The task
Without the pictures, extract every line from the start of the material to the line containing "out_total = 6201", both ends included.

Records to process
========================================================================

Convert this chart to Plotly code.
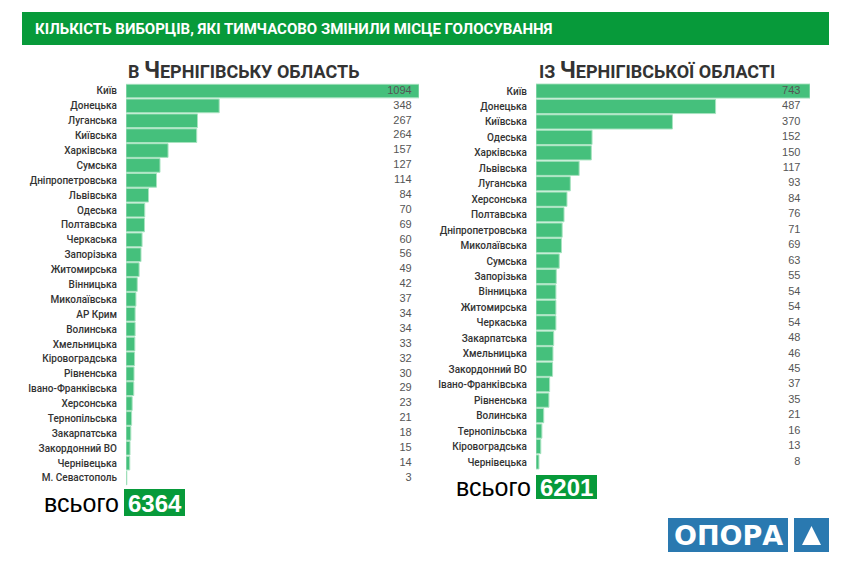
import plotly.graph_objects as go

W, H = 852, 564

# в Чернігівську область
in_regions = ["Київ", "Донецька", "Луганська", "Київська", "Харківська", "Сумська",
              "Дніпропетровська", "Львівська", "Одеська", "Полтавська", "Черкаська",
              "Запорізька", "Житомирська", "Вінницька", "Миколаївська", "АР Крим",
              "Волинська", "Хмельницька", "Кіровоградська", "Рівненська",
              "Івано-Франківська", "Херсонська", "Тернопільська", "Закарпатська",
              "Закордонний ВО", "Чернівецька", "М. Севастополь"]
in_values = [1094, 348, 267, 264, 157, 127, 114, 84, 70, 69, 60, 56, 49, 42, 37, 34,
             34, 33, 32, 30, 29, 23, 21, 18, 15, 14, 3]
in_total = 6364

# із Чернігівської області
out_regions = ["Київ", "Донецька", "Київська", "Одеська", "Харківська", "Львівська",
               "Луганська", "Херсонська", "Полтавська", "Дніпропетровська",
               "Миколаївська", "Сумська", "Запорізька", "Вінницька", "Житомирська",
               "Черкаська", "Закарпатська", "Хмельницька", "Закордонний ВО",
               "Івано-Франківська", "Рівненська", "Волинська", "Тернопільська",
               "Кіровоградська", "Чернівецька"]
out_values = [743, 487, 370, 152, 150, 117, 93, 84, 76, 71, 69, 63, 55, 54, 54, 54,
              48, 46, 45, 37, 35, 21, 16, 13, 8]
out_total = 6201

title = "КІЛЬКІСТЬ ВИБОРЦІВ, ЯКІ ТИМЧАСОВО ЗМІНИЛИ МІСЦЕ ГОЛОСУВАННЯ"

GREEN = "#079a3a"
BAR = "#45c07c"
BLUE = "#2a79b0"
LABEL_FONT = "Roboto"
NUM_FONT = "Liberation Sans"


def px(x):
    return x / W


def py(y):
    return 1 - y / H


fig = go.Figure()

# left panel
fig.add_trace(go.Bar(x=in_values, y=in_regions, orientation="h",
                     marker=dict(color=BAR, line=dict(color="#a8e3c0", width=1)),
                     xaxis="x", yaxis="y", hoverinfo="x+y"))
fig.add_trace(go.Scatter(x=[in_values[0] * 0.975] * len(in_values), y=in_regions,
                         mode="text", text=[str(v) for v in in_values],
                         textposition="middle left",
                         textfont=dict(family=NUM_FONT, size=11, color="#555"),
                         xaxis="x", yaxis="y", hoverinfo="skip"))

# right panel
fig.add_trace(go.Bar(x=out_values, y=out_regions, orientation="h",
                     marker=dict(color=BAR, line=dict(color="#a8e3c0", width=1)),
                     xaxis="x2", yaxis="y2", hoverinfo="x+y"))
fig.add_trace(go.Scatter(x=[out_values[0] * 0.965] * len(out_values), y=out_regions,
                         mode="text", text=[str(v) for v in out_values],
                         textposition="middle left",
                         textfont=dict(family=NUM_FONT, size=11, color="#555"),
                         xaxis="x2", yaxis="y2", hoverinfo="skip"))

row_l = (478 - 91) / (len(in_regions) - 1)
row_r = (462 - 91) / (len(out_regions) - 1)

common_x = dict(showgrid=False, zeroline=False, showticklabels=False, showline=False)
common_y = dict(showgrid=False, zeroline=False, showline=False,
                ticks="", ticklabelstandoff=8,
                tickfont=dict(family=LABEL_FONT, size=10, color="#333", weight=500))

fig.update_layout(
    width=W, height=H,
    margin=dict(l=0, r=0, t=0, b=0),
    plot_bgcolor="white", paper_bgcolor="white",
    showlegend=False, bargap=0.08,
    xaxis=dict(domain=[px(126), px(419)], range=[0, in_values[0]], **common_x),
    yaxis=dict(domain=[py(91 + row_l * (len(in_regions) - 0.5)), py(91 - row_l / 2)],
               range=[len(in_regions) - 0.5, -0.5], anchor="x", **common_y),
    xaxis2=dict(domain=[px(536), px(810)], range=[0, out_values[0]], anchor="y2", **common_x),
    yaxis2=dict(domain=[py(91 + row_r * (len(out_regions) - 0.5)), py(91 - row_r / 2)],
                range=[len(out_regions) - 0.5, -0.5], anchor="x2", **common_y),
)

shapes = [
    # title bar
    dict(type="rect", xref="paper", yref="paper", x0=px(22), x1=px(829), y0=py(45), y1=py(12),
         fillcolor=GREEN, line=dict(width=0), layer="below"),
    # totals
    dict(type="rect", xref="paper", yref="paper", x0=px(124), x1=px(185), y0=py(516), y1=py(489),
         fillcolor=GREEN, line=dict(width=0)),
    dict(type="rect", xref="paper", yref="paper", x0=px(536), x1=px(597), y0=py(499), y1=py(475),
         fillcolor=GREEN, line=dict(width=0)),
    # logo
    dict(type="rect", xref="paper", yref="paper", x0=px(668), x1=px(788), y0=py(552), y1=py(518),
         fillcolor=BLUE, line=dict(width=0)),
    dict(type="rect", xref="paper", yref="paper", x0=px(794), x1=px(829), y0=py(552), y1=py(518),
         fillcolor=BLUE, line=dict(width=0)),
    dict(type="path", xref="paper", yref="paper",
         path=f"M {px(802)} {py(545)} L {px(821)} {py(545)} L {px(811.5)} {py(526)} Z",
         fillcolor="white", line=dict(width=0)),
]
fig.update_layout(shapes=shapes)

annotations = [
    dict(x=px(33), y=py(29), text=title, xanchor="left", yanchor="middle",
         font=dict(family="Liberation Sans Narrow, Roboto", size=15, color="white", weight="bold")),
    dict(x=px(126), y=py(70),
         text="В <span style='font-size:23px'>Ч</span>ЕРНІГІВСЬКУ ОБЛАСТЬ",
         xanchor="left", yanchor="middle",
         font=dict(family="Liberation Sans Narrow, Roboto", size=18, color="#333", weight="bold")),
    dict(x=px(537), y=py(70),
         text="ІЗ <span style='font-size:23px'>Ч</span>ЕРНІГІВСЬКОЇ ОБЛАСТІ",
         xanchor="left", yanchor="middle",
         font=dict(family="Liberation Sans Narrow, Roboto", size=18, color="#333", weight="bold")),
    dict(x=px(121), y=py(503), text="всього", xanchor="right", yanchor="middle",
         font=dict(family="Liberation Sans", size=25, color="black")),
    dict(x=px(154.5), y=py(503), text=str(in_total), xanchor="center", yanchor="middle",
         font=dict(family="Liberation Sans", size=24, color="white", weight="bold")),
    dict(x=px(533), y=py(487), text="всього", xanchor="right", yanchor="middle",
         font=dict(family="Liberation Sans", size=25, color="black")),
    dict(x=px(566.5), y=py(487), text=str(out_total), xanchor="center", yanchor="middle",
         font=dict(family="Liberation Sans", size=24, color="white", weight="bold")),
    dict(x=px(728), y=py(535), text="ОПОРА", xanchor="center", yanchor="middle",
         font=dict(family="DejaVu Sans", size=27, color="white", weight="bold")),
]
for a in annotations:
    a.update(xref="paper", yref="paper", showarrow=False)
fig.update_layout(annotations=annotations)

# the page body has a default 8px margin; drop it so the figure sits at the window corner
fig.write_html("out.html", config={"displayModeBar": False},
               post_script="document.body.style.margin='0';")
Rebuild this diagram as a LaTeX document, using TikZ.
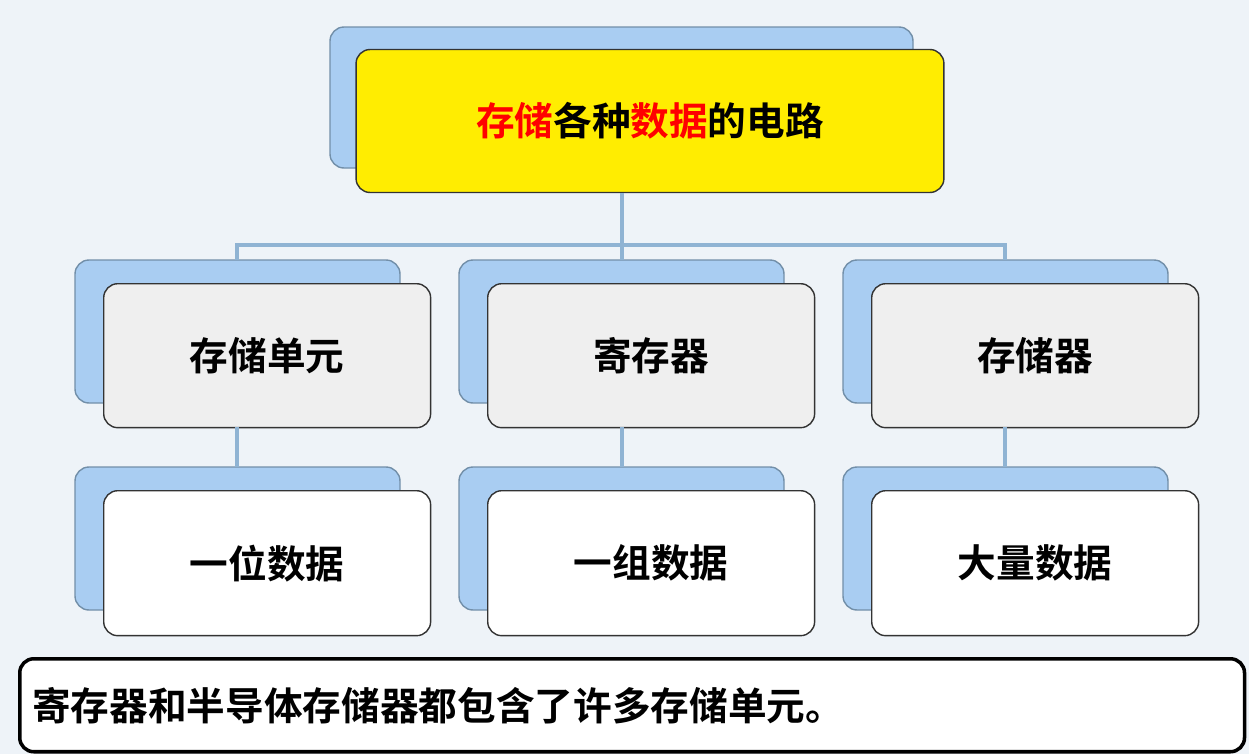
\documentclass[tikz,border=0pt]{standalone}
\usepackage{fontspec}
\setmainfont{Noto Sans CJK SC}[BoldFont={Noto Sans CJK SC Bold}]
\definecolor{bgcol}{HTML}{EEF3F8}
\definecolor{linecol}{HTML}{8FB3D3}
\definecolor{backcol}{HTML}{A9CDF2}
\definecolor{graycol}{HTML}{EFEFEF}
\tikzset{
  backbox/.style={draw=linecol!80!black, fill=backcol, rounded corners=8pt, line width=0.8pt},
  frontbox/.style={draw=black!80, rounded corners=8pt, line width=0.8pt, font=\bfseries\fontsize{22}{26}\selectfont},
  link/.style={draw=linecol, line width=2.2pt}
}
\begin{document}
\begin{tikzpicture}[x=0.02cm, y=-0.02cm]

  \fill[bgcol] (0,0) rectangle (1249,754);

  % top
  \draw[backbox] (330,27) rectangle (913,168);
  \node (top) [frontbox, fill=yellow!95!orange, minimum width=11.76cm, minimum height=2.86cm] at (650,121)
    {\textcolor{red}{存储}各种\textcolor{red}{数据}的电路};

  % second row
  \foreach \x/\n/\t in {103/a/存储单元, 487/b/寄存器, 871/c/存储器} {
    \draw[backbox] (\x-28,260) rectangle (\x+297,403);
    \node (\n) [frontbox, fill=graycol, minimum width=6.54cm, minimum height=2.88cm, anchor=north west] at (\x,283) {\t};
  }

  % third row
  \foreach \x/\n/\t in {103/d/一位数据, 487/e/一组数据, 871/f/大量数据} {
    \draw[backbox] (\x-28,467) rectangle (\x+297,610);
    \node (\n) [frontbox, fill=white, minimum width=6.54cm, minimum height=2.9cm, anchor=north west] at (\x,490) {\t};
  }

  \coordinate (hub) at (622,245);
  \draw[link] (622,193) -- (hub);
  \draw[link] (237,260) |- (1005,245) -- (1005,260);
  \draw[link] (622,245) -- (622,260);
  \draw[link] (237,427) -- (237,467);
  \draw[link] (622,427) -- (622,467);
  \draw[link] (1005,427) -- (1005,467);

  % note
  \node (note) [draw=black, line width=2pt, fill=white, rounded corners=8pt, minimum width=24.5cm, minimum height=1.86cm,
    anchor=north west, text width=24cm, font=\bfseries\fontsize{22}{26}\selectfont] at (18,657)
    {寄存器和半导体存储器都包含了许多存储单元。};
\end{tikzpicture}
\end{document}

========================================================================

Finished task
Convert this chart to Plotly code.
import plotly.graph_objects as go

W, H = 852, 564

# в Чернігівську область
in_regions = ["Київ", "Донецька", "Луганська", "Київська", "Харківська", "Сумська",
              "Дніпропетровська", "Львівська", "Одеська", "Полтавська", "Черкаська",
              "Запорізька", "Житомирська", "Вінницька", "Миколаївська", "АР Крим",
              "Волинська", "Хмельницька", "Кіровоградська", "Рівненська",
              "Івано-Франківська", "Херсонська", "Тернопільська", "Закарпатська",
              "Закордонний ВО", "Чернівецька", "М. Севастополь"]
in_values = [1094, 348, 267, 264, 157, 127, 114, 84, 70, 69, 60, 56, 49, 42, 37, 34,
             34, 33, 32, 30, 29, 23, 21, 18, 15, 14, 3]
in_total = 6364

# із Чернігівської області
out_regions = ["Київ", "Донецька", "Київська", "Одеська", "Харківська", "Львівська",
               "Луганська", "Херсонська", "Полтавська", "Дніпропетровська",
               "Миколаївська", "Сумська", "Запорізька", "Вінницька", "Житомирська",
               "Черкаська", "Закарпатська", "Хмельницька", "Закордонний ВО",
               "Івано-Франківська", "Рівненська", "Волинська", "Тернопільська",
               "Кіровоградська", "Чернівецька"]
out_values = [743, 487, 370, 152, 150, 117, 93, 84, 76, 71, 69, 63, 55, 54, 54, 54,
              48, 46, 45, 37, 35, 21, 16, 13, 8]
out_total = 6201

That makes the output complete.